- Task description: Everything from the opening line of the records below through the line with "0.203, 0.228, 0.262, 0.290, 0.335, 0.380, 0.405]" must be duplicated exactly, pictures left out.

※ ※ ※

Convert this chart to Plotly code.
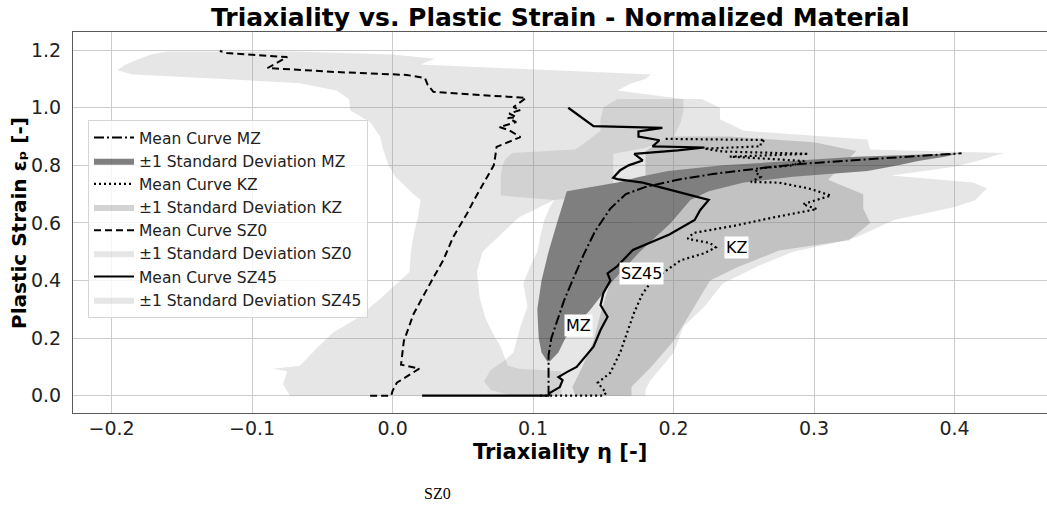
import plotly.graph_objects as go

# ---------------- data: triaxiality (eta) vs plastic strain (eps) ----------------
# Mean curves
mz_eps = [0.0, 0.07, 0.14, 0.20, 0.26, 0.33, 0.40, 0.49, 0.57, 0.65, 0.70, 0.725, 0.75,
          0.77, 0.79, 0.805, 0.82, 0.835, 0.842]
mz_mean = [0.111, 0.111, 0.111, 0.113, 0.117, 0.122, 0.128, 0.136, 0.144, 0.155, 0.166, 0.180,
           0.203, 0.228, 0.262, 0.290, 0.335, 0.380, 0.405]

kz_eps = [0.0, 0.0, 0.010, 0.045, 0.080, 0.150, 0.220, 0.290, 0.355, 0.395, 0.425, 0.470,
          0.495, 0.515, 0.530, 0.545, 0.565, 0.590, 0.620, 0.648, 0.665, 0.695, 0.720,
          0.740, 0.742, 0.760, 0.778, 0.790, 0.800, 0.815, 0.822, 0.830, 0.840, 0.848,
          0.858, 0.866, 0.878, 0.888, 0.892]
kz_mean = [0.105, 0.150, 0.152, 0.146, 0.155, 0.162, 0.167, 0.172, 0.178, 0.184, 0.192, 0.205,
           0.222, 0.230, 0.226, 0.210, 0.214, 0.243, 0.272, 0.302, 0.292, 0.312, 0.296,
           0.275, 0.255, 0.262, 0.258, 0.262, 0.285, 0.293, 0.270, 0.240, 0.296, 0.235,
           0.222, 0.262, 0.262, 0.265, 0.193]

sz0_eps = [0.0, 0.0, 0.017, 0.045, 0.094, 0.108, 0.19, 0.285, 0.41, 0.47, 0.55, 0.633, 0.68,
           0.723, 0.76, 0.80, 0.829, 0.864, 0.898, 0.922, 0.933, 0.95, 0.964, 0.967, 0.98,
           0.992, 1.002, 1.034, 1.055, 1.079, 1.103, 1.114, 1.124, 1.138, 1.176, 1.19, 1.197]
sz0_mean = [-0.016, -0.001, 0.0, 0.003, 0.019, 0.006, 0.008, 0.015, 0.029, 0.036, 0.043, 0.053,
            0.058, 0.063, 0.067, 0.072, 0.073, 0.074, 0.091, 0.083, 0.076, 0.088, 0.082, 0.088,
            0.083, 0.091, 0.086, 0.095, 0.029, 0.025, 0.023, 0.010, -0.040, -0.089, -0.075,
            -0.118, -0.123]

sz45_eps = [0.0, 0.0, 0.01, 0.03, 0.054, 0.065, 0.082, 0.10, 0.17, 0.228, 0.274, 0.315, 0.356,
            0.40, 0.425, 0.45, 0.506, 0.56, 0.61, 0.645, 0.68, 0.713, 0.74, 0.752, 0.757,
            0.783, 0.80, 0.817, 0.84, 0.852, 0.862, 0.866, 0.887, 0.90, 0.918, 0.93, 0.936,
            1.0]
sz45_mean = [0.021, 0.111, 0.112, 0.119, 0.121, 0.118, 0.124, 0.131, 0.143, 0.148, 0.153, 0.148,
             0.150, 0.155, 0.153, 0.160, 0.171, 0.197, 0.215, 0.219, 0.225, 0.200, 0.178, 0.160,
             0.157, 0.162, 0.168, 0.178, 0.172, 0.203, 0.222, 0.185, 0.190, 0.175, 0.175, 0.192,
             0.143, 0.125]

# +/- 1 standard deviation envelopes (lower / upper triaxiality at each strain level)
mz_band_eps = [0.12, 0.15, 0.20, 0.30, 0.40, 0.50, 0.60, 0.68, 0.71, 0.74, 0.76, 0.78, 0.80,
               0.815, 0.83, 0.842]
mz_lo = [0.110, 0.106, 0.104, 0.103, 0.106, 0.111, 0.117, 0.122, 0.124, 0.160, 0.176, 0.196,
         0.235, 0.283, 0.330, 0.404]
mz_hi = [0.112, 0.118, 0.123, 0.141, 0.157, 0.176, 0.198, 0.212, 0.225, 0.250, 0.285, 0.338,
         0.360, 0.374, 0.393, 0.404]

kz_band_eps = [0.0, 0.03, 0.10, 0.19, 0.285, 0.40, 0.445, 0.504, 0.54, 0.60, 0.65, 0.70,
               0.75, 0.80, 0.85, 0.88, 0.90]
kz_lo = [0.130, 0.128, 0.135, 0.143, 0.148, 0.155, 0.158, 0.162, 0.165, 0.170, 0.175, 0.180,
         0.180, 0.180, 0.180, 0.190, 0.200]
kz_hi = [0.170, 0.170, 0.184, 0.200, 0.212, 0.226, 0.245, 0.275, 0.325, 0.340, 0.335, 0.335,
         0.310, 0.320, 0.330, 0.300, 0.240]

sz0_band_eps = [0.0, 0.04, 0.085, 0.094, 0.104, 0.17, 0.22, 0.27, 0.34, 0.43, 0.50, 0.56,
                0.62, 0.68, 0.70, 0.76, 0.80, 0.84, 0.86, 0.90, 0.95, 0.99, 1.03, 1.06,
                1.085, 1.10, 1.115, 1.13, 1.15, 1.17, 1.185, 1.195]
sz0_lo = [-0.073, -0.078, -0.075, -0.085, -0.066, -0.053, -0.042, -0.025, -0.008, 0.012,
          0.013, 0.015, 0.018, 0.020, 0.015, 0.002, -0.003, -0.006, -0.007, -0.009, -0.016,
          -0.030, -0.031, -0.040, -0.066, -0.120, -0.185, -0.196, -0.190, -0.180, -0.172,
          -0.160]
sz0_hi = [0.120, 0.120, 0.120, 0.090, 0.082, 0.077, 0.071, 0.066, 0.062, 0.060, 0.064, 0.077,
          0.090, 0.115, 0.157, 0.157, 0.157, 0.157, 0.180, 0.200, 0.205, 0.207, 0.207, 0.160,
          0.170, 0.180, 0.184, 0.120, 0.020, 0.030, 0.000, -0.070]

sz45_band_eps = [0.0, 0.02, 0.05, 0.09, 0.12, 0.15, 0.24, 0.31, 0.39, 0.45, 0.50, 0.53, 0.55,
                 0.61, 0.655, 0.68, 0.695, 0.72, 0.74, 0.765, 0.795, 0.82, 0.843, 0.855,
                 0.89, 0.92, 0.96, 1.0, 1.03]
sz45_lo = [0.085, 0.070, 0.065, 0.070, 0.079, 0.086, 0.091, 0.096, 0.093, 0.098, 0.103, 0.104,
           0.105, 0.108, 0.112, 0.115, 0.077, 0.077, 0.077, 0.077, 0.078, 0.080, 0.085, 0.130,
           0.140, 0.148, 0.148, 0.150, 0.160]
sz45_hi = [0.180, 0.180, 0.183, 0.190, 0.195, 0.200, 0.207, 0.222, 0.235, 0.260, 0.285, 0.314,
           0.330, 0.357, 0.400, 0.415, 0.418, 0.423, 0.413, 0.355, 0.400, 0.420, 0.435, 0.340,
           0.338, 0.250, 0.233, 0.233, 0.220]

# inline curve labels: (text, eta, eps)
curve_labels = [("MZ", 0.132, 0.245), ("SZ45", 0.177, 0.424), ("KZ", 0.245, 0.516)]

x_ticks = [-0.2, -0.1, 0.0, 0.1, 0.2, 0.3, 0.4]
y_ticks = [0.0, 0.2, 0.4, 0.6, 0.8, 1.0, 1.2]

FONT = "DejaVu Sans"

fig = go.Figure()


def band(eps, lo, hi, color, name, rank):
    fig.add_trace(go.Scatter(
        x=list(lo) + list(hi)[::-1],
        y=list(eps) + list(eps)[::-1],
        mode="lines", fill="toself", fillcolor=color,
        line=dict(width=0, color=color),
        name=name, legendrank=rank, legendgroup=name, hoverinfo="skip"))


def curve(eps, mean, dash, width, name, rank):
    fig.add_trace(go.Scatter(
        x=mean, y=eps, mode="lines",
        line=dict(color="black", width=width, dash=dash),
        name=name, legendrank=rank, legendgroup=name))


band(mz_band_eps, mz_lo, mz_hi, "rgba(0,0,0,0.5)", "±1 Standard Deviation MZ", 2)
band(kz_band_eps, kz_lo, kz_hi, "rgba(128,128,128,0.35)", "±1 Standard Deviation KZ", 4)
band(sz0_band_eps, sz0_lo, sz0_hi, "rgba(128,128,128,0.2)", "±1 Standard Deviation SZ0", 6)
band(sz45_band_eps, sz45_lo, sz45_hi, "rgba(128,128,128,0.2)", "±1 Standard Deviation SZ45", 8)

curve(mz_eps, mz_mean, "10px,3px,2px,3px", 2.0, "Mean Curve MZ", 1)
curve(kz_eps, kz_mean, "2px,3px", 2.2, "Mean Curve KZ", 3)
curve(sz0_eps, sz0_mean, "7px,4px", 2.0, "Mean Curve SZ0", 5)
curve(sz45_eps, sz45_mean, "solid", 2.2, "Mean Curve SZ45", 7)

for text, xv, yv in curve_labels:
    fig.add_annotation(x=xv, y=yv, text=text, showarrow=False,
                       font=dict(family=FONT, size=16, color="black"),
                       bgcolor="white", borderpad=1)

# titles
fig.add_annotation(xref="paper", yref="paper", x=0.5, y=1.037,
                   text="<b>Triaxiality vs. Plastic Strain - Normalized Material</b>",
                   showarrow=False, font=dict(family=FONT, size=25, color="black"),
                   yanchor="middle")
fig.add_annotation(xref="paper", yref="paper", x=0.5, y=-0.103,
                   text="<b>Triaxiality η [-]</b>", showarrow=False,
                   font=dict(family=FONT, size=21, color="black"), yanchor="middle")
fig.add_annotation(xref="paper", yref="paper", x=-0.056, y=0.5,
                   text="<b>Plastic Strain εₚ [-]</b>", showarrow=False,
                   textangle=-90, font=dict(family=FONT, size=20, color="black"),
                   xanchor="center", yanchor="middle")
fig.add_annotation(xref="paper", yref="paper", x=0.3747, y=-0.21, text="SZ0",
                   showarrow=False, font=dict(family="Liberation Serif", size=16, color="black"),
                   yanchor="middle")

axis_common = dict(showgrid=True, gridcolor="#cccccc", gridwidth=1, zeroline=False,
                   showline=True, linecolor="#5a5a5a", linewidth=1.2, ticks="",
                   tickfont=dict(family=FONT, size=19, color="#222222"))

fig.update_xaxes(range=[-0.2275, 0.4658], tickvals=x_ticks,
                 ticktext=[f"{v:.1f}".replace("-", "−") for v in x_ticks],
                 mirror=True, ticklabelstandoff=-2, **axis_common)
fig.update_yaxes(range=[-0.060, 1.263], tickvals=y_ticks,
                 ticktext=[f"{v:.1f}" for v in y_ticks],
                 ticklabelstandoff=7, **axis_common)

fig.update_layout(
    width=1047, height=506,
    margin=dict(l=73, r=0, t=32, b=93),
    paper_bgcolor="white", plot_bgcolor="white",
    showlegend=True,
    legend=dict(x=0.0154, y=0.769, xanchor="left", yanchor="top",
                bgcolor="rgba(255,255,255,0.8)", bordercolor="#d5d5d5", borderwidth=1,
                font=dict(family=FONT, size=15.5, color="#222222"),
                itemwidth=40, tracegroupgap=2, traceorder="normal"),
)

fig.write_html("out.html")
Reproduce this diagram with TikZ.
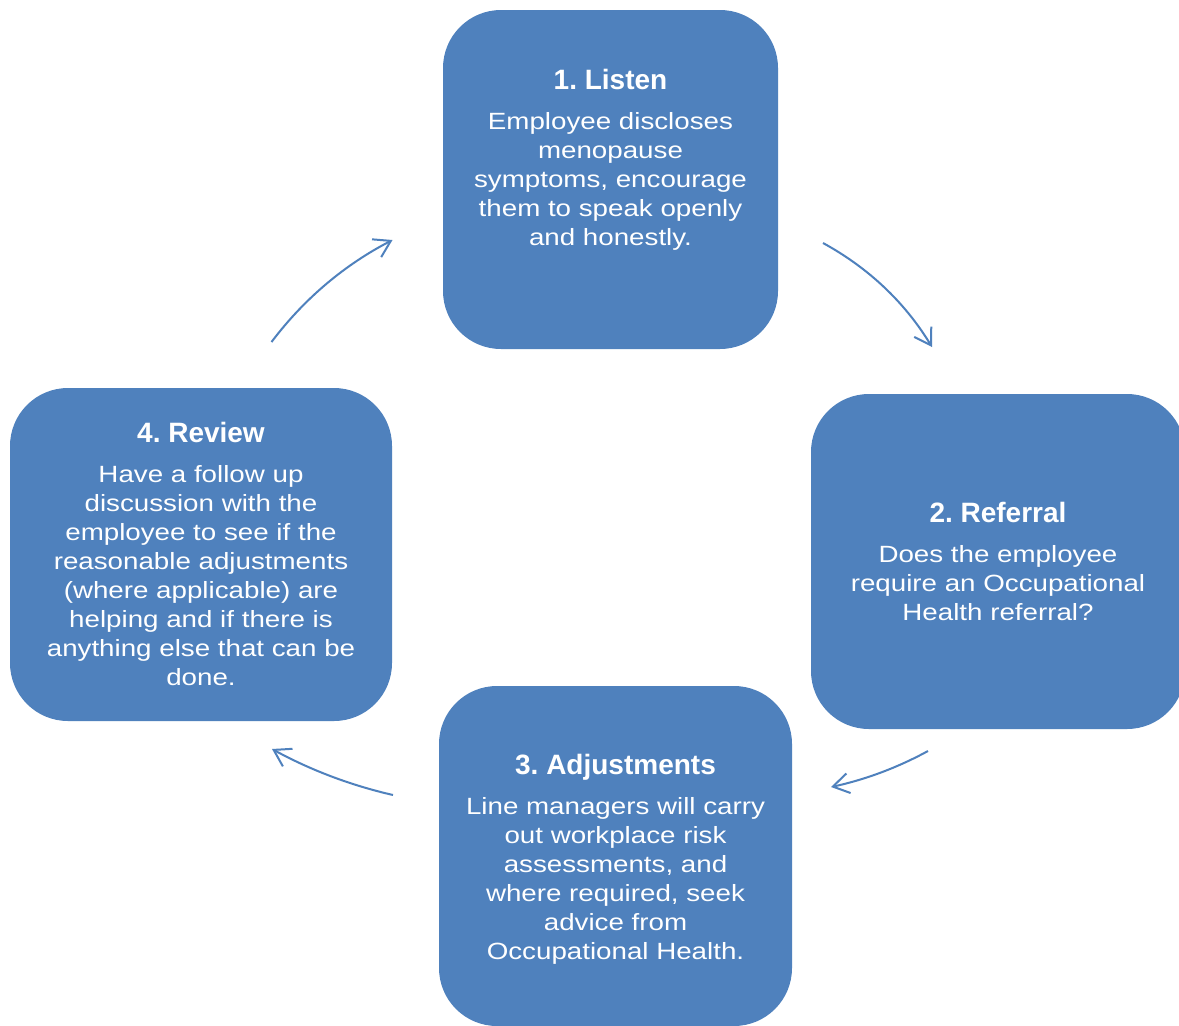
\documentclass[tikz,border=0pt]{standalone}
\usepackage{fontspec}
\setmainfont{Liberation Sans}
\newfontfamily\bodyfont[FakeStretch=1.18]{Liberation Sans}
\usetikzlibrary{arrows.meta}
\definecolor{boxblue}{HTML}{4F81BD}
\definecolor{arrowblue}{HTML}{4F81BD}
\begin{document}
\frenchspacing
\begin{tikzpicture}[x=1pt,y=-1pt,
  box/.style={fill=boxblue, draw=none, rounded corners=58pt, inner sep=0pt, outer sep=0pt},
  titletext/.style={text=white, font=\frenchspacing\bfseries\fontsize{28}{30}\selectfont, inner sep=0pt, anchor=base},
  bodytext/.style={text=white, font=\frenchspacing\bodyfont\fontsize{23.5}{29}\selectfont, inner sep=0pt, anchor=north, align=center},
  flow/.style={draw=arrowblue, line width=2pt, -{Straight Barb[length=16pt,width=20pt]}}]
\clip (0,0) rectangle (1179,1026);
\fill[white] (0,0) rectangle (1179,1026);

% boxes
\node[box, minimum width=335pt, minimum height=339pt] (listen) at (610.5,179.5) {};
\node[box, minimum width=374pt, minimum height=335pt] (referral) at (998,561.5) {};
\node[box, minimum width=353pt, minimum height=340pt] (adjust) at (615.5,856) {};
\node[box, minimum width=382pt, minimum height=333pt] (review) at (201,554.5) {};

% texts
\node[titletext] (t1) at (610.5,89.3) {1. Listen};
\node[bodytext] (b1) at (610.5,109.3) {\rule{0pt}{20pt}Employee discloses\\menopause\\symptoms, encourage\\them to speak openly\\and honestly.};

\node[titletext] (t2) at (998,522) {2. Referral};
\node[bodytext] (b2) at (998,542) {\rule{0pt}{20pt}Does the employee\\require an Occupational\\Health referral?};

\node[titletext] (t3) at (615.5,774) {3. Adjustments};
\node[bodytext] (b3) at (615.5,794) {\rule{0pt}{20pt}Line managers will carry\\out workplace risk\\assessments, and\\where required, seek\\advice from\\Occupational Health.};

\node[titletext] (t4) at (201,442) {4. Review};
\node[bodytext] (b4) at (201,462) {\rule{0pt}{20pt}Have a follow up\\discussion with the\\employee to see if the\\reasonable adjustments\\(where applicable) are\\helping and if there is\\anything else that can be\\done.};

% arrow end points
\coordinate (a1s) at (271.5,342);
\coordinate (a1e) at (392.5,240);
\coordinate (a2s) at (823,243);
\coordinate (a2e) at (932,347);
\coordinate (a3s) at (928,751);
\coordinate (a3e) at (831,787);
\coordinate (a4s) at (393,795);
\coordinate (a4e) at (272,749);

\draw[flow] (a1s) .. controls (304.1,298.8) and (344.5,264.8) .. (a1e);
\draw[flow] (a2s) .. controls (868.6,267.9) and (905,302.5) .. (a2e);
\draw[flow] (a3s) .. controls (897.4,767.7) and (865,779.7) .. (a3e);
\draw[flow] (a4s) .. controls (350.6,785.3) and (310.2,769.9) .. (a4e);
\end{tikzpicture}
\end{document}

※ ※ ※

- Reply:
Convert this chart to Plotly code.
import plotly.graph_objects as go

# ---------------- data: triaxiality (eta) vs plastic strain (eps) ----------------
# Mean curves
mz_eps = [0.0, 0.07, 0.14, 0.20, 0.26, 0.33, 0.40, 0.49, 0.57, 0.65, 0.70, 0.725, 0.75,
          0.77, 0.79, 0.805, 0.82, 0.835, 0.842]
mz_mean = [0.111, 0.111, 0.111, 0.113, 0.117, 0.122, 0.128, 0.136, 0.144, 0.155, 0.166, 0.180,
           0.203, 0.228, 0.262, 0.290, 0.335, 0.380, 0.405]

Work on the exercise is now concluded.